Some of the caves are no bigger than the size of a person to squeeze into, so for those who are claustrophobic, a hike on the outside might be a better choice for you.
For everyone else who does not mind tight spaces, you can choose a tour that provides safety gear and shows off some of the park’s best caves.
The caves do not have any artificial light installed. They have been kept in their natural state and are visible with only the flashlight or headlamp you bring in with you. Most importantly, reservations are required for cave tours at the park.
Hit the trails via mountain bike.
Some people love trails as much as any hiker, except they prefer to navigate them on a mountain bike. For my East Texas friends, this park offers a true opportunity to get off of those flat Gulf Coast trails and enjoy single tracks that climb and fall throughout rocky outcrops.
Be sure to bring plenty of food and water for recovery time, as these hills are calorie burners.
Go camping in Texas’ Colorado Bend State Park.
In keeping with its wilderness theme, Colorado Bend State Park is one of the few parks of its size that does not offer RVs full hookups. Those who own RVs of less than 30 feet in length are welcome to bring them to the park as there are designated areas for them. Potable water is in the area, but electricity must be from a generator only. All generators must be turned off at 10:00 pm.
All camping sites except the hike-in primitive ones are within close proximity to the Colorado River. Compost toilets are available in the area as well as potable water. Picnic tables, fire rings, and lantern posts are also standard at each site other than the hike-ins.
Hike-in primitive sites have neither water nor restrooms nearby. All camping must take place within designated areas only.
The park also has three group camping areas. Along the river’s edge, one holds up to 48 people, while another sits about 150 yards from the river and allows 25 campers. The third is available away from the water and is situated in the canyon, catering to a population of no more than 16 persons.
Campsites range in price from $10 up to $15 for regular sites a day, and $25 to $75 for the group sites.
Go fishing or kayaking.
Heck, why not do both? Access to the Colorado River from the park lets you enjoy a day on the river with your kayak and fishing pole.
The river is known for great fishing whether you choose to fish from the shore or a kayak.
A fish cleaning station is also at the ready to clean and prepare your daily catch. Remember, you don’t need a fishing license in Texas State Park.
For those who want to forgo fishing and paddle around the river, the clear Colorado is a perfect place to enjoy a kayak. The river is slow-moving on its way through the park, so paddling up and downstream is not an issue.

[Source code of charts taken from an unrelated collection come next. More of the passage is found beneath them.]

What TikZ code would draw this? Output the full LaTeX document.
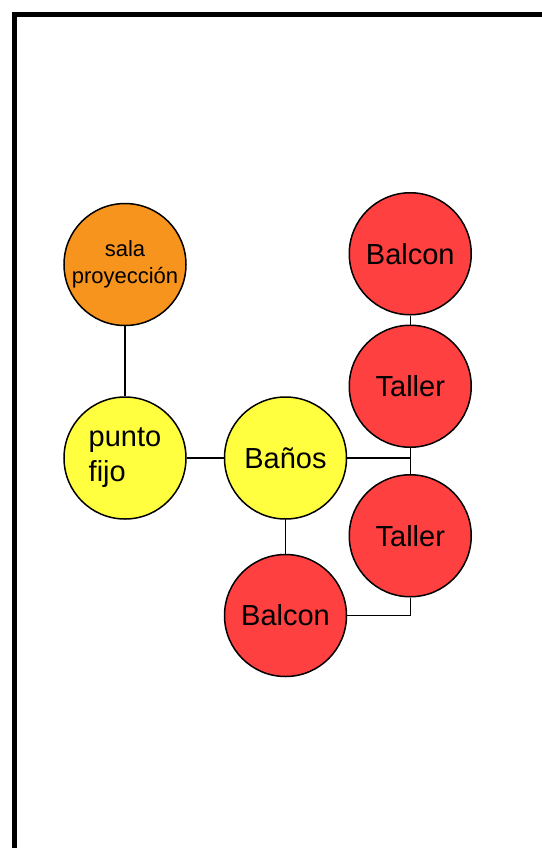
\documentclass[tikz,border=0pt]{standalone}
\usepackage{fontspec}
\setmainfont{Liberation Sans}
\usepackage{xcolor}
\usetikzlibrary{positioning}

\definecolor{naranja}{RGB}{247,148,29}
\definecolor{amarillo}{RGB}{255,255,64}
\definecolor{rojo}{RGB}{255,64,64}

\begin{document}
\begin{tikzpicture}[x=0.5pt, y=-0.5pt, line width=0.75pt,
		every node/.style={font=\fontsize{14.5}{17.5}\selectfont},
		espacio/.style={circle, draw, minimum size=61pt, inner sep=0pt}]
				\useasboundingbox (0,0) rectangle (542,848);
				\draw[line width=2.5pt, line join=miter] (542,14.5) -- (14.5,14.5) -- (14.5,848);
				
				\node[espacio, fill=amarillo, align=left] (fijo) at (125,458) {punto\\fijo};
				\node[espacio, fill=naranja, align=center, font=\fontsize{11}{13.5}\selectfont, above=35pt of fijo] (sala) {sala\\proyección};
				\node[espacio, fill=amarillo, right=18.5pt of fijo] (banos) {Baños};
				\node[espacio, fill=rojo, below=17pt of banos] (balcon2) {Balcon};
				\coordinate[right=31.5pt of banos] (union);
				\node[espacio, fill=rojo, above=5pt of union] (taller1) {Taller};
				\node[espacio, fill=rojo, below=8pt of union] (taller2) {Taller};
				\node[espacio, fill=rojo, above=4.5pt of taller1] (balcon1) {Balcon};
				
				\draw (sala) -- (fijo);
				\draw (fijo) -- (banos);
				\draw (banos) -- (balcon2);
				\draw (banos) -- (union);
				\draw (balcon1) -- (taller1);
				\draw (taller1) -- (taller2);
				\draw (balcon2) -| (taller2);
			\end{tikzpicture}
\end{document}
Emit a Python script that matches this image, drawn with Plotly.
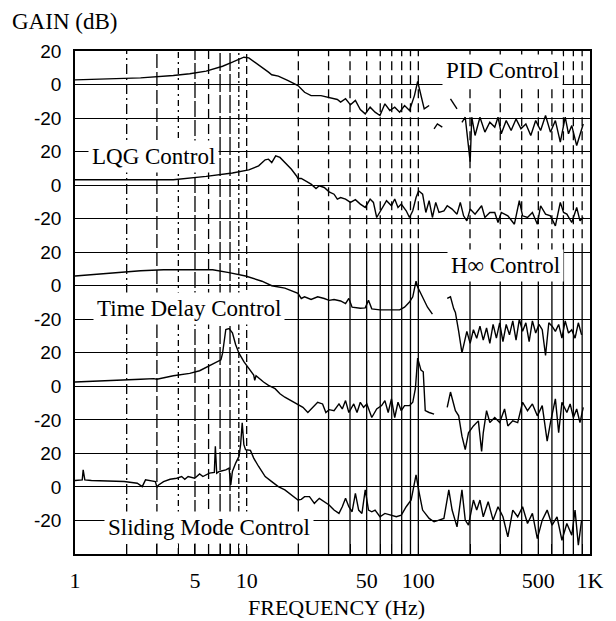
import plotly.graph_objects as go

# ---------------- data (frequency in Hz, gain in dB) ----------------
PID_FREQ = [1.0, 1.55, 2.41, 3.74, 4.66, 5.81, 7.24, 8.26, 9.02, 9.63, 10.29, 10.99, 12.27, 13.4, 14.0,
            15.29, 17.44, 19.9, 21.74, 23.73, 27.08, 30.9, 33.74, 35.26, 37.67, 40.24, 42.99, 45.92, 49.05,
            52.39, 55.97, 59.78, 63.86, 68.21, 72.86, 77.82, 83.13, 88.8, 94.9, 99.1, 103.6, 108.2, 115.6,
            None, 123.5, 129.1, 137.9, None, 153.9, 160.8, 168.0, None, 179.5, 187.6, 200.4, 204.8, 214.0,
            228.6, 244.2, 260.9, 278.7, 291.2, 304.3, 325.0, 347.2, 370.8, 396.1, 423.1, 451.9, 482.7,
            515.6, 550.8, 588.3, 628.5, 671.4, 717.2, 749.4, 783.1, 836.5, 874.1, 913.5]
PID_GAIN = [2.8, 3.2, 4.0, 5.4, 6.4, 8.0, 10.9, 13.3, 15.3, 16.3, 15.9, 13.9, 10.3, 7.4, 5.8,
            5.0, 2.4, -0.6, -4.6, -6.6, -6.6, -8.0, -8.9, -10.5, -8.5, -12.1, -9.5, -14.9, -17.5,
            -13.5, -16.5, -18.5, -11.5, -15.5, -13.5, -16.5, -12.5, -15.5, -6.6, 1.8, -5.6, -14.5, -12.5,
            None, -26.4, -23.5, -25.4, None, -8.5, -11.5, -14.5, None, -22.5, -19.5, -46.0, -19.5, -30.4,
            -19.5, -28.4, -22.5, -25.4, -19.5, -29.4, -21.5, -27.4, -20.5, -26.4, -23.5, -30.4, -21.5,
            -27.4, -18.5, -28.4, -21.5, -34.4, -19.5, -29.4, -24.5, -36.4, -30.4, -23.5]

LQG_FREQ = [1.0, 3.74, 5.81, 8.26, 10.29, 11.74, 12.82, 13.4, 14.0, 14.76, 15.63, 16.69, 18.23, 19.47,
            19.9, 20.8, 21.74, 23.73, 25.35, 26.49, 28.3, 30.22, 32.28, 33.74, 35.26, 37.67, 40.24, 42.99,
            45.92, 49.05, 52.39, 54.75, 57.21, 61.11, 65.28, 69.72, 72.86, 76.13, 79.55, 84.98, 88.8, 92.8,
            96.97, 100.4, 105.9, 110.6, 115.6, 120.8, 126.3, 131.9, 140.9, 147.3, 157.3, 168.0, 175.6,
            183.5, 191.7, 200.4, 214.0, 233.7, 244.2, 260.9, 278.7, 291.2, 304.3, 332.2, 362.8, 387.5,
            404.9, 432.5, 461.9, 493.4, 515.6, 550.8, 588.3, 628.5, 671.4, 701.6, 733.1, 783.1, 836.5,
            874.1, 913.5]
LQG_GAIN = [3.2, 3.2, 5.2, 7.2, 9.1, 11.5, 15.1, 15.5, 13.5, 17.5, 16.5, 13.5, 9.5, 5.6,
            4.0, 4.0, 3.0, 0.6, -2.0, -0.4, -1.4, -4.0, -5.4, -8.3, -7.4, -8.3, -10.3, -8.7,
            -11.3, -13.3, -8.3, -10.3, -19.3, -14.3, -9.3, -12.3, -8.3, -13.3, -11.3, -15.3, -19.3, -15.3,
            -7.4, -3.4, -5.4, -16.3, -9.3, -19.3, -10.3, -16.3, -15.3, -12.3, -14.3, -17.3, -10.3,
            -18.3, -21.3, -14.3, -17.3, -12.3, -19.3, -16.3, -16.3, -22.3, -16.3, -18.3, -23.3, -9.3,
            -18.3, -19.3, -16.3, -23.3, -12.3, -17.3, -18.3, -24.3, -10.3, -16.3, -17.3, -22.3, -13.3,
            -21.3, -19.3]

HINF_FREQ = [1.0, 1.553, 2.41, 3.28, 4.66, 6.34, 7.9, 9.85, 12.27, 14.0, 16.69, 19.9, 20.8, 21.74,
             23.73, 25.92, 28.3, 30.22, 32.28, 35.26, 37.67, 39.37, 41.13, 45.92, 49.05, 51.25, 53.56,
             59.78, 68.21, 77.82, 83.13, 88.8, 92.8, 96.97, 99.1, 105.9, 113.1, 120.8, None,
             147.3, 153.9, 160.8, 164.4, 171.8, 179.5, 191.7, 200.4, 209.4, 218.8, 228.6, 238.9, 249.7,
             260.9, 272.6, 284.9, 297.7, 311.1, 325.0, 339.6, 354.9, 370.8, 387.5, 404.9, 423.1, 442.1,
             461.9, 482.7, 504.4, 527.0, 550.8, 575.5, 601.4, 628.5, 656.8, 686.3, 717.2, 749.4, 783.1,
             818.3, 855.1, 893.6]
HINF_GAIN = [5.8, 7.4, 8.9, 9.5, 9.5, 9.5, 7.8, 5.8, 2.7, 0.0, -1.4, -4.5, -7.6, -6.6,
             -8.2, -6.6, -7.6, -8.7, -8.2, -9.1, -10.7, -7.6, -12.8, -13.4, -13.2, -8.7, -13.8,
             -14.4, -14.4, -14.4, -12.8, -9.7, -6.6, 2.7, -0.8, -6.6, -12.8, -16.9, None,
             -7.6, -6.6, -13.8, -15.9, -27.2, -40.0, -27.2, -34.4, -26.2, -31.3, -24.1, -32.4, -25.2,
             -34.4, -23.1, -31.3, -22.1, -33.4, -23.1, -29.3, -21.0, -32.4, -20.0, -27.2, -22.1, -33.4,
             -21.0, -28.2, -23.1, -26.2, -41.6, -22.1, -24.1, -27.2, -23.1, -31.3, -21.0, -28.2, -26.2,
             -31.3, -22.1, -29.3]

TDC_FREQ = [1.0, 1.553, 2.41, 2.87, 3.0, 3.74, 4.66, 5.32, 6.07, 6.63, 7.08, 7.24, 7.40, 7.56, 7.9,
            8.26, 8.63, 9.02, 9.63, 10.29, 10.99, 11.14, 11.34, 12.54, 13.4, 14.64, 15.63, 16.69, 18.23,
            19.9, 21.27, 22.72, 24.26, 25.92, 27.68, 28.93, 30.22, 32.28, 34.49, 36.05, 37.67, 39.37,
            42.05, 43.94, 45.92, 47.98, 50.14, 53.56, 57.21, 61.11, 63.86, 66.73, 69.72, 72.86, 76.13,
            79.55, 83.13, 88.8, 92.8, 96.1, 99.1, 103.6, 106.8, 109.7, 115.6, 123.5, None, 147.3,
            153.9, 164.4, 171.8, 179.5, 187.6, 196.0, 209.4, 223.7, 233.7, 238.9, 249.7, 260.9, 278.7,
            297.7, 317.9, 332.2, 354.9, 379.1, 404.9, 432.5, 461.9, 493.4, 527.0, 563.0, 588.3, 628.5,
            656.8, 686.3, 733.1, 766.1, 800.5, 836.5, 874.1, 913.5]
TDC_GAIN = [2.6, 3.2, 4.2, 4.6, 4.2, 6.3, 7.7, 9.3, 12.3, 14.7, 15.8, 19.8, 26.9, 33.9, 34.5,
            31.9, 24.8, 19.8, 14.7, 10.7, 6.7, 3.6, 6.3, 2.6, 0.6, -1.4, -4.4, -6.5, -8.5,
            -10.5, -12.5, -15.6, -12.5, -9.5, -10.5, -15.6, -13.9, -14.5, -10.5, -13.5, -8.5, -15.6,
            -10.5, -15.6, -9.5, -12.5, -10.5, -18.6, -13.5, -11.5, -8.5, -15.6, -7.5, -18.6, -9.5,
            -14.5, -11.5, -11.5, -9.5, -1.4, 16.8, 9.7, 8.7, -14.5, -15.6, -16.6, None, -12.5,
            -3.4, -14.5, -17.6, -29.7, -37.8, -27.7, -23.6, -20.6, -38.8, -27.7, -14.5, -21.6, -18.6,
            -21.6, -13.5, -23.6, -20.6, -21.6, -9.5, -14.5, -10.5, -17.6, -11.5, -32.7, -21.6, -7.5,
            -27.7, -9.5, -15.6, -10.5, -18.6, -13.5, -21.6, -12.5]

SMC_FREQ = [1.0, 1.102, 1.116, 1.141, 1.246, 1.934, 2.306, 2.464, 2.575, 2.75, 2.938, 3.003, 3.07,
            3.28, 3.58, 3.91, 4.18, 4.36, 4.56, 4.98, 5.32, 5.56, 6.07, 6.48, 6.57, 6.69, 6.93, 7.56,
            7.9, 8.08, 8.26, 8.63, 9.02, 9.22, 9.42, 9.63, 9.85, 10.52, 10.99, 11.74, 12.82, 14.0,
            15.29, 16.69, 18.23, 19.9, 20.8, 21.74, 23.22, 24.8, 26.49, 28.3, 30.22, 32.28, 34.49,
            36.05, 37.67, 39.37, 41.13, 42.99, 44.92, 46.94, 49.05, 51.25, 53.56, 55.97, 59.78, 63.86,
            68.21, 74.48, 79.55, 84.98, 90.8, 96.97, 101.3, 105.9, 115.6, 123.5, 131.9, 140.9, 150.5,
            157.3, 168.0, 179.5, 187.6, 196.0, 209.4, 218.8, 228.6, 238.9, 255.2, 272.6, 291.2, 311.1,
            332.2, 354.9, 379.1, 404.9, 432.5, 461.9, 493.4, 527.0, 563.0, 601.4, 642.5, 686.3, 733.1,
            783.1, 818.3, 855.1, 893.6]
SMC_GAIN = [3.8, 4.2, 10.2, 4.2, 3.8, 3.2, 2.2, 0.2, 4.2, 3.8, 3.2, -0.2, 1.2,
            3.2, 4.6, 5.2, 6.2, 4.6, 6.2, 5.2, 7.8, 6.2, 8.2, 8.6, 24.2, 8.2, 9.2, 10.2,
            11.2, 1.2, 9.2, 14.2, 18.2, 25.2, 38.2, 25.2, 22.2, 21.8, 17.2, 12.2, 6.2, 3.2,
            0.2, -1.8, -4.8, -7.8, -7.4, -5.8, -5.8, -9.8, -6.8, -8.8, -10.8, -13.8, -15.8,
            -11.8, -6.8, -11.8, -14.8, -3.8, -13.8, -15.8, -1.8, -13.8, -14.8, -13.8, -17.8, -15.8,
            -16.8, -17.8, -16.8, -11.8, -7.8, 7.2, -3.8, -13.8, -18.8, -20.8, -19.8, -18.8, -1.8,
            -13.8, -23.8, -1.8, -19.8, -22.8, -7.8, -13.8, -7.8, -17.8, -8.8, -19.8, -11.8, -17.8,
            -29.8, -13.8, -17.8, -11.8, -21.8, -15.8, -30.8, -19.8, -13.8, -22.8, -17.8, -31.8, -21.8,
            -28.8, -13.8, -34.8, -19.8]

CONTROLLERS = ["PID Control", "LQG Control", "H\u221e Control", "Time Delay Control", "Sliding Mode Control"]
SERIES = [(PID_FREQ, PID_GAIN), (LQG_FREQ, LQG_GAIN), (HINF_FREQ, HINF_GAIN),
          (TDC_FREQ, TDC_GAIN), (SMC_FREQ, SMC_GAIN)]

# tick definitions
Y_TICK_LEVELS = [20, 0, -20]
Y_TICK_TEXT = ["20", "0", "-20"]
X_TICK_VALS = [1, 5, 10, 50, 100, 500, 1000]
X_TICK_TEXT = ["1", "5", "10", "50", "100", "500", "1K"]
GRID_FREQS = [2, 3, 4, 5, 6, 7, 8, 9, 10, 20, 30, 40, 50, 60, 70, 80, 90,
              100, 200, 300, 400, 500, 600, 700, 800, 900]

# ---------------- layout constants ----------------
PANEL_OFFSETS = [0, -60, -120, -180, -240]      # each panel spans 60 dB
Y_RANGE = [-280, 20]
SERIF = "Liberation Serif"
SANS = "Liberation Sans"

fig = go.Figure()

for (freq, gain), off in zip(SERIES, PANEL_OFFSETS):
    y = [None if g is None else g + off for g in gain]
    fig.add_trace(go.Scatter(x=freq, y=y, mode="lines", connectgaps=False,
                             line=dict(color="black", width=1.4),
                             showlegend=False, hoverinfo="skip"))

# y ticks: 20 / 0 / -20 for every panel
y_vals, y_text = [], []
for off in PANEL_OFFSETS:
    for lv, tx in zip(Y_TICK_LEVELS, Y_TICK_TEXT):
        y_vals.append(lv + off)
        y_text.append(tx)

# x ticks: short inside ticks at every grid frequency, labels at the decades/fives
x_all = sorted(set(GRID_FREQS + X_TICK_VALS))
x_text = [X_TICK_TEXT[X_TICK_VALS.index(v)] if v in X_TICK_VALS else "" for v in x_all]

# vertical grid lines: broken lines in the first decade, split style elsewhere
FIRST_DECADE_DASH = {2: "10px,4px,2px,4px", 3: "14px,4px", 4: "6px,4px,2px,4px", 5: "16px,3px",
                     6: "10px,5px", 7: "18px,3px", 8: "18px,3px", 9: "6px,3px,2px,3px", 10: "8px,4px"}
SPLIT = 0.60  # paper fraction of the panel-2/3 boundary
shapes = []
for f in GRID_FREQS:
    if f in FIRST_DECADE_DASH:
        shapes.append(dict(type="line", xref="x", yref="paper", x0=f, x1=f, y0=0, y1=1,
                           line=dict(color="black", width=1.3, dash=FIRST_DECADE_DASH[f]), layer="below"))
    else:
        shapes.append(dict(type="line", xref="x", yref="paper", x0=f, x1=f, y0=SPLIT, y1=1,
                           line=dict(color="black", width=1.3, dash="9px,5px"), layer="below"))
        shapes.append(dict(type="line", xref="x", yref="paper", x0=f, x1=f, y0=0, y1=SPLIT,
                           line=dict(color="black", width=1.3, dash="solid"), layer="below"))

# panel labels
LABEL_POS = [(0.713, 0.962), (0.025, 0.791), (0.723, 0.573), (0.034, 0.489), (0.057, 0.052)]
annotations = []
for name, (ax, ay) in zip(CONTROLLERS, LABEL_POS):
    annotations.append(dict(text=name, xref="paper", yref="paper", x=ax, y=ay,
                            xanchor="left", yanchor="middle", showarrow=False,
                            bgcolor="white", borderpad=3,
                            font=dict(family=SERIF, size=23, color="black")))
annotations.append(dict(text="GAIN (dB)", xref="paper", yref="paper", x=-0.126, y=1.058,
                        xanchor="left", yanchor="middle", showarrow=False,
                        font=dict(family=SERIF, size=23, color="black")))
annotations.append(dict(text="FREQUENCY (Hz)", xref="paper", yref="paper", x=0.507, y=-0.107,
                        xanchor="center", yanchor="middle", showarrow=False,
                        font=dict(family=SERIF, size=22, color="black")))

# the page body adds an 8 px offset; the figure is sized so the plot box lands where the reference has it
fig.update_layout(
    width=608, height=613,
    margin=dict(l=67, r=18, t=43, b=67),
    paper_bgcolor="white", plot_bgcolor="white",
    shapes=shapes, annotations=annotations,
    xaxis=dict(type="log", range=[0, 3], tickvals=x_all, ticktext=x_text,
               ticks="inside", ticklen=10, tickwidth=1.3, tickcolor="black",
               showgrid=False, zeroline=False,
               showline=True, linecolor="black", linewidth=1.6, mirror=True,
               ticklabelstandoff=6,
               tickfont=dict(family=SERIF, size=22, color="black")),
    yaxis=dict(range=Y_RANGE, tickvals=y_vals, ticktext=y_text,
               showgrid=True, gridcolor="black", gridwidth=1.4, zeroline=False,
               showline=True, linecolor="black", linewidth=1.6, mirror=True,
               ticks="", ticklabelstandoff=8,
               tickfont=dict(family=SANS, size=19, color="black")),
)

fig.write_html("out.html")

If you do not have your own, the park rents kayaks out to guests.
Tips for Visiting Colorado Bend State Park, Texas
As mentioned, Colorado Bend State Park is as close to nature as you can get while still having some state park infrastructure around you.
This means while hiking, biking, and exploring, there are several things to watch for. One is that the summer heat can reach extreme temperatures here.
Bring plenty of water when on the trails and away from your campsites and vehicle. It does not take long to get overheated from the sun during the months of July and August.
The same goes for winter when plenty of clothing should be worn to prevent hypothermia during an emergency. A good idea is to throw a thermal blanket in your backpack in case you find yourself stuck overnight in the elements.
Secondly, the park is home to wild animals. The key is if you leave them alone, they will usually stay to themselves. No matter how cute and cuddly a wild animal seems, make sure to give them a wide berth, and whatever you do, don’t pick them up.
Finally, enjoy nature as it is intended by leaving the electronics packed away. There is enough beauty in Colorado Bend State Park to keep you busy for hours and days. Take deliberate moments to mentally make yourself part of the park when visiting.
Cost + Hours for Colorado Bend State Park
A day pass to visit Colorado Bend State Park is $5 per person, and the park is open to non-campers from 6:00 AM to 10:oo PM daily.